Treating all family members as equals includes providing the same opportunity for all family members to openly discuss their own pictures and expectations about how they foresee future situations. It is important that we as parents learn to adapt to our children’s developing pictures while remembering our role is not to control them by dictating what they can and cannot do – rather, to support them to develop a level of responsibility and discernment that allows them to know that they are responsible for all their own choices and all their own outcomes.
But why? Why can’t parents keep controlling their kids so their children remain the picture the parents would like them to be forever? The fact is, our children were never ours to control – no matter how short or tall they may be!

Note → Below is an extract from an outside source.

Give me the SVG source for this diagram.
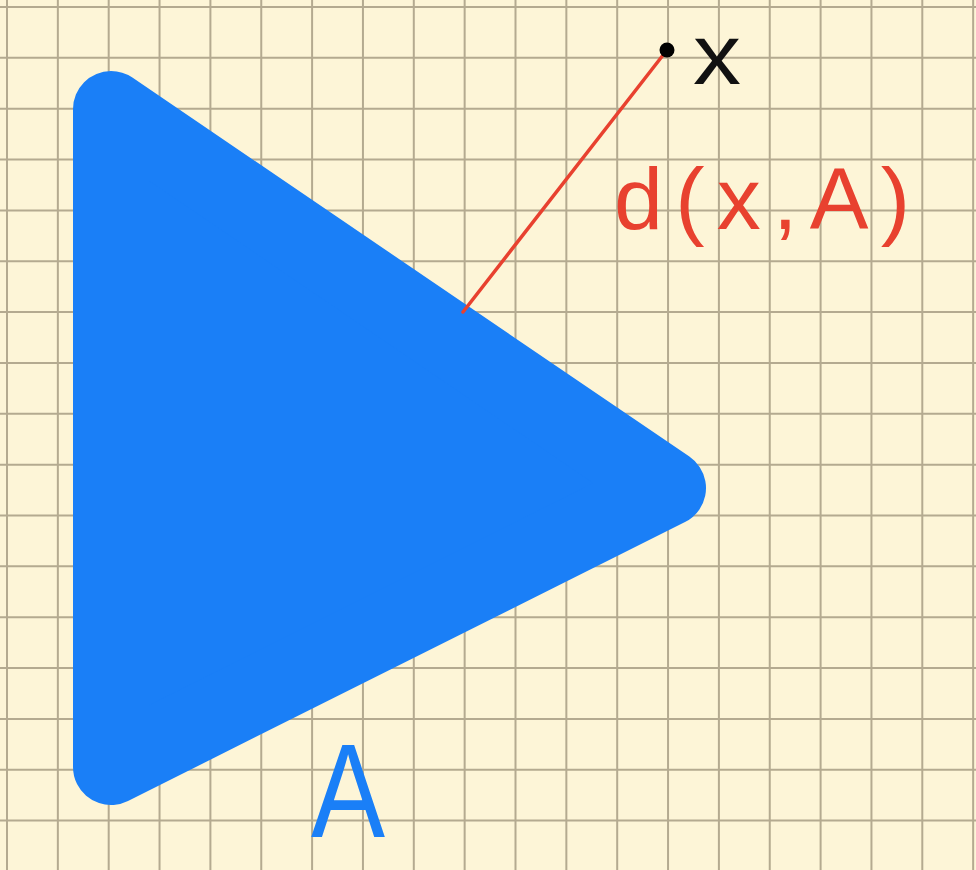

Simply put, our role as parents is to support our short people to become the most independent, responsible, connected tall people that they are capable of becoming. This means supporting our children to become teenagers and adults who feel equipped to respond to all parts of life as
it is presented to them. In claiming this role, the real title of parents could be ‘life teacher’. As a life teacher a parent would constantly be offering their child the next lesson in life that will support them to develop their next step of independence when they choose to.
1. The skill of discernment is VERY important. Teaching a child, teen and adult to discern what and who feels harmless vs. harming; safe vs. unsafe; supportive vs. unsupportive etcetera for their future is one of the most beneficial skills you can teach any person. This discernment need not be based on fear, rather teaching each person to trust their own feeling and themselves all the time.
2. When we parent through teaching natural consequences for our own choices then people will develop the skills of responsibility. When we parent based on ‘because I said so’ there will be minimal respect or self-responsibility learnt.
3. Parents’ expectations and boundaries are best not to be based on age, gender or previous experience of another … rather, based on what will support this individual to meet their potential?